#### Recorded information ####
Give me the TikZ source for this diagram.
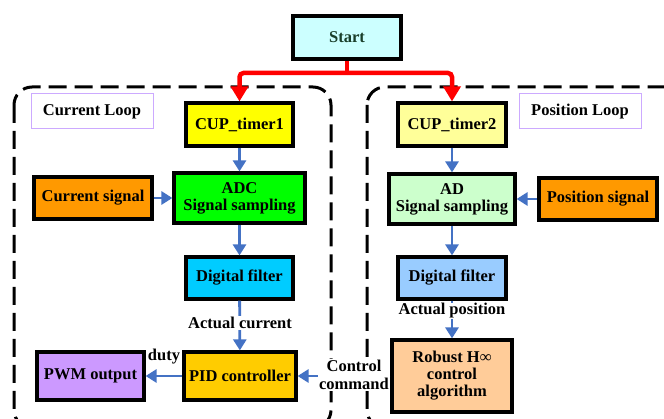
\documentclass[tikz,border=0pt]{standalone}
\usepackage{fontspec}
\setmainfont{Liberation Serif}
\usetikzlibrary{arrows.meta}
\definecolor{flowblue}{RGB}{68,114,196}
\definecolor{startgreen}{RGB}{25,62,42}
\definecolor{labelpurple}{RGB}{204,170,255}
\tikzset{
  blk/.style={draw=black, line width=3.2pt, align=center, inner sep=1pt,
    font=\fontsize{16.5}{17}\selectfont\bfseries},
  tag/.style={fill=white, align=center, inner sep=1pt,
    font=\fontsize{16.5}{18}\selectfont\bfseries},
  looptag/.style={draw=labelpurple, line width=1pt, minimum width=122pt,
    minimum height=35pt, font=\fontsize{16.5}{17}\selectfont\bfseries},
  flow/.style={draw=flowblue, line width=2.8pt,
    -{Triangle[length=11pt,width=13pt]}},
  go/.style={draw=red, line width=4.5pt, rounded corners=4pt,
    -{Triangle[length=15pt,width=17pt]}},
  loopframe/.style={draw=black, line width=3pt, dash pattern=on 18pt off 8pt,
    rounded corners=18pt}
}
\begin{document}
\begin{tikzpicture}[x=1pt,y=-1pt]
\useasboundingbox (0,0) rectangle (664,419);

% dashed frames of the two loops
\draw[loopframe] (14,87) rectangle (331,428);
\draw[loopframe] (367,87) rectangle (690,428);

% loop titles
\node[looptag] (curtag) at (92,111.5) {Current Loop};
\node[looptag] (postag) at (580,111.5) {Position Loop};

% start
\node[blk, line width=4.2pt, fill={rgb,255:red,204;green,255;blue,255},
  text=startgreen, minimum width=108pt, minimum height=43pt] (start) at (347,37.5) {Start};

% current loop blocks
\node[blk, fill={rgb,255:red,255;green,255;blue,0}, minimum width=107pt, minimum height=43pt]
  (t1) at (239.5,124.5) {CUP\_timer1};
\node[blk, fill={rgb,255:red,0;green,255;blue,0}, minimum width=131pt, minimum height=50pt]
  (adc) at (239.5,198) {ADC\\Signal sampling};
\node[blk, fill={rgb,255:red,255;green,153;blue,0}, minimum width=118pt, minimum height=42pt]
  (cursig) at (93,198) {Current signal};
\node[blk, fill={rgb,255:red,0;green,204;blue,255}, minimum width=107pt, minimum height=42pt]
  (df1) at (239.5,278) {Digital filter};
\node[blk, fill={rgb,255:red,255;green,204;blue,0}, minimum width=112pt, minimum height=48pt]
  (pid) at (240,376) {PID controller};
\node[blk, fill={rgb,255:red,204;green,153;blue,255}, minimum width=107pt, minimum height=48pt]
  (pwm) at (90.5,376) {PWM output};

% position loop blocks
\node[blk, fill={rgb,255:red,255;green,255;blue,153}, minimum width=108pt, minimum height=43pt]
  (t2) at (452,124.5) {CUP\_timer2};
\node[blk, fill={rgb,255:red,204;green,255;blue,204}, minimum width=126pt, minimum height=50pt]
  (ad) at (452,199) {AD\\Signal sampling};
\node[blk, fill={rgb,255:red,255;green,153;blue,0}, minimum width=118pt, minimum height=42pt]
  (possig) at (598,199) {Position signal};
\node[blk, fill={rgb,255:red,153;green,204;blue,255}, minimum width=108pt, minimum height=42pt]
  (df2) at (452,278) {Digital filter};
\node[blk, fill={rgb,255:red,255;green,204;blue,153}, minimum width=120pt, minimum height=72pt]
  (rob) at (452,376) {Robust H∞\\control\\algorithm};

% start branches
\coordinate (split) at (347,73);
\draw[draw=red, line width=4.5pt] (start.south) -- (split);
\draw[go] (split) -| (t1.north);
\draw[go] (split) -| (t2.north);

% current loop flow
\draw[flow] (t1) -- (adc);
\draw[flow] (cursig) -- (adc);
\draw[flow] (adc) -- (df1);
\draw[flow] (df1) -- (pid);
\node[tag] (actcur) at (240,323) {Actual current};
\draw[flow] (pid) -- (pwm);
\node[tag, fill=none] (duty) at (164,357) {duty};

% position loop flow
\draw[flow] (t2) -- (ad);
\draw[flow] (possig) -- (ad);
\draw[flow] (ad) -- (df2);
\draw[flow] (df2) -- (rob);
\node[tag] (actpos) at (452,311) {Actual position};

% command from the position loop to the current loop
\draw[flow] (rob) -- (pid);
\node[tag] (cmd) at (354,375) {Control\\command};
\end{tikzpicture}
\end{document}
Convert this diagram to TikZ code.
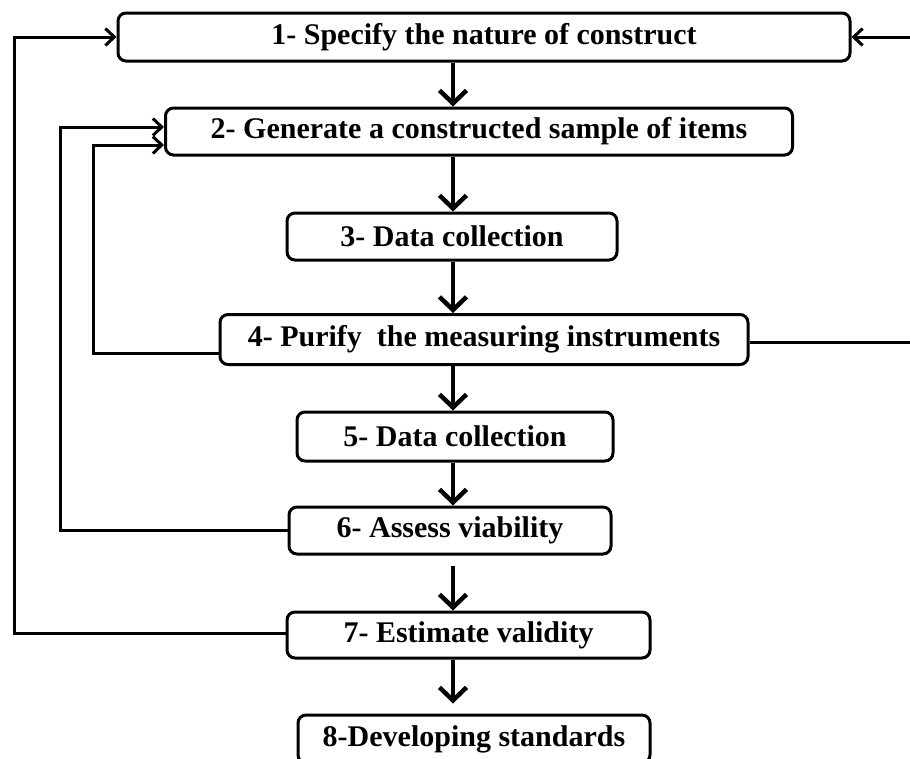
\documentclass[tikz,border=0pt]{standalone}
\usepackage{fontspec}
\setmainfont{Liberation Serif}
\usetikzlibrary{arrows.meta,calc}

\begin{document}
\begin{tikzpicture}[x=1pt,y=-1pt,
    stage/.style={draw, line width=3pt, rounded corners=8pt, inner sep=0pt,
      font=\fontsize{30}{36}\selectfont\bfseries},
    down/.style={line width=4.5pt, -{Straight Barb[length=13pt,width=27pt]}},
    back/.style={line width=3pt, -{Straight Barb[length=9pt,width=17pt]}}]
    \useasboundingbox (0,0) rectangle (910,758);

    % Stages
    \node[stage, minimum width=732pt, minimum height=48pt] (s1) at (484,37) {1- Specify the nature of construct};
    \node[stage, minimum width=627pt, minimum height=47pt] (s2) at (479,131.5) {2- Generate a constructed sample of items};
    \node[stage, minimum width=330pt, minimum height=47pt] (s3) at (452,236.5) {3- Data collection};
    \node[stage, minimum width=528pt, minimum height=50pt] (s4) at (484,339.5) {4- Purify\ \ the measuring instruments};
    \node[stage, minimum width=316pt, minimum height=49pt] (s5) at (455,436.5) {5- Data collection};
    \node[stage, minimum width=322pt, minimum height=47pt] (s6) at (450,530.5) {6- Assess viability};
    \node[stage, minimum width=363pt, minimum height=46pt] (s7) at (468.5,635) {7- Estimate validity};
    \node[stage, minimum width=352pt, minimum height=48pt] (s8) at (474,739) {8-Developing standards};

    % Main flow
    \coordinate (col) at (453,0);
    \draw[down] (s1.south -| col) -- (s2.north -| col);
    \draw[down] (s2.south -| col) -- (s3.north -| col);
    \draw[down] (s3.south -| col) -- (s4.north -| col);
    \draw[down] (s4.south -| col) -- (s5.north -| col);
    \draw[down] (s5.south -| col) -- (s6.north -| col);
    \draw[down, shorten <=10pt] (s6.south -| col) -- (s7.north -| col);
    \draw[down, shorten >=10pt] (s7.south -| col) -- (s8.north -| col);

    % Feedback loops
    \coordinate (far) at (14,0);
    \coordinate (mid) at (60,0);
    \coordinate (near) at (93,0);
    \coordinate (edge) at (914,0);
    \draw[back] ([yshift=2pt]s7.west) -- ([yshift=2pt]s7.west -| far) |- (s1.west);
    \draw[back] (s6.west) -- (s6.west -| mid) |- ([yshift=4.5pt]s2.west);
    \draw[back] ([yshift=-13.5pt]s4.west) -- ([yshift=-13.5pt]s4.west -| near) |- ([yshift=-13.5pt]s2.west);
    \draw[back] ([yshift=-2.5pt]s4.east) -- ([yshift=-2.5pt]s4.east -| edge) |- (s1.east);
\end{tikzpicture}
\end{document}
####
Task statement
Exactly reproduce each record, leaving out any pictures.

The completed task
Give me the TikZ source for this diagram.
\documentclass[tikz,border=0pt]{standalone}
\usepackage{fontspec}
\setmainfont{Liberation Serif}
\usetikzlibrary{arrows.meta}
\definecolor{flowblue}{RGB}{68,114,196}
\definecolor{startgreen}{RGB}{25,62,42}
\definecolor{labelpurple}{RGB}{204,170,255}
\tikzset{
  blk/.style={draw=black, line width=3.2pt, align=center, inner sep=1pt,
    font=\fontsize{16.5}{17}\selectfont\bfseries},
  tag/.style={fill=white, align=center, inner sep=1pt,
    font=\fontsize{16.5}{18}\selectfont\bfseries},
  looptag/.style={draw=labelpurple, line width=1pt, minimum width=122pt,
    minimum height=35pt, font=\fontsize{16.5}{17}\selectfont\bfseries},
  flow/.style={draw=flowblue, line width=2.8pt,
    -{Triangle[length=11pt,width=13pt]}},
  go/.style={draw=red, line width=4.5pt, rounded corners=4pt,
    -{Triangle[length=15pt,width=17pt]}},
  loopframe/.style={draw=black, line width=3pt, dash pattern=on 18pt off 8pt,
    rounded corners=18pt}
}
\begin{document}
\begin{tikzpicture}[x=1pt,y=-1pt]
\useasboundingbox (0,0) rectangle (664,419);

% dashed frames of the two loops
\draw[loopframe] (14,87) rectangle (331,428);
\draw[loopframe] (367,87) rectangle (690,428);

% loop titles
\node[looptag] (curtag) at (92,111.5) {Current Loop};
\node[looptag] (postag) at (580,111.5) {Position Loop};

% start
\node[blk, line width=4.2pt, fill={rgb,255:red,204;green,255;blue,255},
  text=startgreen, minimum width=108pt, minimum height=43pt] (start) at (347,37.5) {Start};

% current loop blocks
\node[blk, fill={rgb,255:red,255;green,255;blue,0}, minimum width=107pt, minimum height=43pt]
  (t1) at (239.5,124.5) {CUP\_timer1};
\node[blk, fill={rgb,255:red,0;green,255;blue,0}, minimum width=131pt, minimum height=50pt]
  (adc) at (239.5,198) {ADC\\Signal sampling};
\node[blk, fill={rgb,255:red,255;green,153;blue,0}, minimum width=118pt, minimum height=42pt]
  (cursig) at (93,198) {Current signal};
\node[blk, fill={rgb,255:red,0;green,204;blue,255}, minimum width=107pt, minimum height=42pt]
  (df1) at (239.5,278) {Digital filter};
\node[blk, fill={rgb,255:red,255;green,204;blue,0}, minimum width=112pt, minimum height=48pt]
  (pid) at (240,376) {PID controller};
\node[blk, fill={rgb,255:red,204;green,153;blue,255}, minimum width=107pt, minimum height=48pt]
  (pwm) at (90.5,376) {PWM output};

% position loop blocks
\node[blk, fill={rgb,255:red,255;green,255;blue,153}, minimum width=108pt, minimum height=43pt]
  (t2) at (452,124.5) {CUP\_timer2};
\node[blk, fill={rgb,255:red,204;green,255;blue,204}, minimum width=126pt, minimum height=50pt]
  (ad) at (452,199) {AD\\Signal sampling};
\node[blk, fill={rgb,255:red,255;green,153;blue,0}, minimum width=118pt, minimum height=42pt]
  (possig) at (598,199) {Position signal};
\node[blk, fill={rgb,255:red,153;green,204;blue,255}, minimum width=108pt, minimum height=42pt]
  (df2) at (452,278) {Digital filter};
\node[blk, fill={rgb,255:red,255;green,204;blue,153}, minimum width=120pt, minimum height=72pt]
  (rob) at (452,376) {Robust H∞\\control\\algorithm};

% start branches
\coordinate (split) at (347,73);
\draw[draw=red, line width=4.5pt] (start.south) -- (split);
\draw[go] (split) -| (t1.north);
\draw[go] (split) -| (t2.north);

% current loop flow
\draw[flow] (t1) -- (adc);
\draw[flow] (cursig) -- (adc);
\draw[flow] (adc) -- (df1);
\draw[flow] (df1) -- (pid);
\node[tag] (actcur) at (240,323) {Actual current};
\draw[flow] (pid) -- (pwm);
\node[tag, fill=none] (duty) at (164,357) {duty};

% position loop flow
\draw[flow] (t2) -- (ad);
\draw[flow] (possig) -- (ad);
\draw[flow] (ad) -- (df2);
\draw[flow] (df2) -- (rob);
\node[tag] (actpos) at (452,311) {Actual position};

% command from the position loop to the current loop
\draw[flow] (rob) -- (pid);
\node[tag] (cmd) at (354,375) {Control\\command};
\end{tikzpicture}
\end{document}
Convert this diagram to TikZ code.
\documentclass[tikz,border=0pt]{standalone}
\usepackage{fontspec}
\setmainfont{Liberation Serif}
\usetikzlibrary{arrows.meta,calc}

\begin{document}
\begin{tikzpicture}[x=1pt,y=-1pt,
    stage/.style={draw, line width=3pt, rounded corners=8pt, inner sep=0pt,
      font=\fontsize{30}{36}\selectfont\bfseries},
    down/.style={line width=4.5pt, -{Straight Barb[length=13pt,width=27pt]}},
    back/.style={line width=3pt, -{Straight Barb[length=9pt,width=17pt]}}]
    \useasboundingbox (0,0) rectangle (910,758);

    % Stages
    \node[stage, minimum width=732pt, minimum height=48pt] (s1) at (484,37) {1- Specify the nature of construct};
    \node[stage, minimum width=627pt, minimum height=47pt] (s2) at (479,131.5) {2- Generate a constructed sample of items};
    \node[stage, minimum width=330pt, minimum height=47pt] (s3) at (452,236.5) {3- Data collection};
    \node[stage, minimum width=528pt, minimum height=50pt] (s4) at (484,339.5) {4- Purify\ \ the measuring instruments};
    \node[stage, minimum width=316pt, minimum height=49pt] (s5) at (455,436.5) {5- Data collection};
    \node[stage, minimum width=322pt, minimum height=47pt] (s6) at (450,530.5) {6- Assess viability};
    \node[stage, minimum width=363pt, minimum height=46pt] (s7) at (468.5,635) {7- Estimate validity};
    \node[stage, minimum width=352pt, minimum height=48pt] (s8) at (474,739) {8-Developing standards};

    % Main flow
    \coordinate (col) at (453,0);
    \draw[down] (s1.south -| col) -- (s2.north -| col);
    \draw[down] (s2.south -| col) -- (s3.north -| col);
    \draw[down] (s3.south -| col) -- (s4.north -| col);
    \draw[down] (s4.south -| col) -- (s5.north -| col);
    \draw[down] (s5.south -| col) -- (s6.north -| col);
    \draw[down, shorten <=10pt] (s6.south -| col) -- (s7.north -| col);
    \draw[down, shorten >=10pt] (s7.south -| col) -- (s8.north -| col);

    % Feedback loops
    \coordinate (far) at (14,0);
    \coordinate (mid) at (60,0);
    \coordinate (near) at (93,0);
    \coordinate (edge) at (914,0);
    \draw[back] ([yshift=2pt]s7.west) -- ([yshift=2pt]s7.west -| far) |- (s1.west);
    \draw[back] (s6.west) -- (s6.west -| mid) |- ([yshift=4.5pt]s2.west);
    \draw[back] ([yshift=-13.5pt]s4.west) -- ([yshift=-13.5pt]s4.west -| near) |- ([yshift=-13.5pt]s2.west);
    \draw[back] ([yshift=-2.5pt]s4.east) -- ([yshift=-2.5pt]s4.east -| edge) |- (s1.east);
\end{tikzpicture}
\end{document}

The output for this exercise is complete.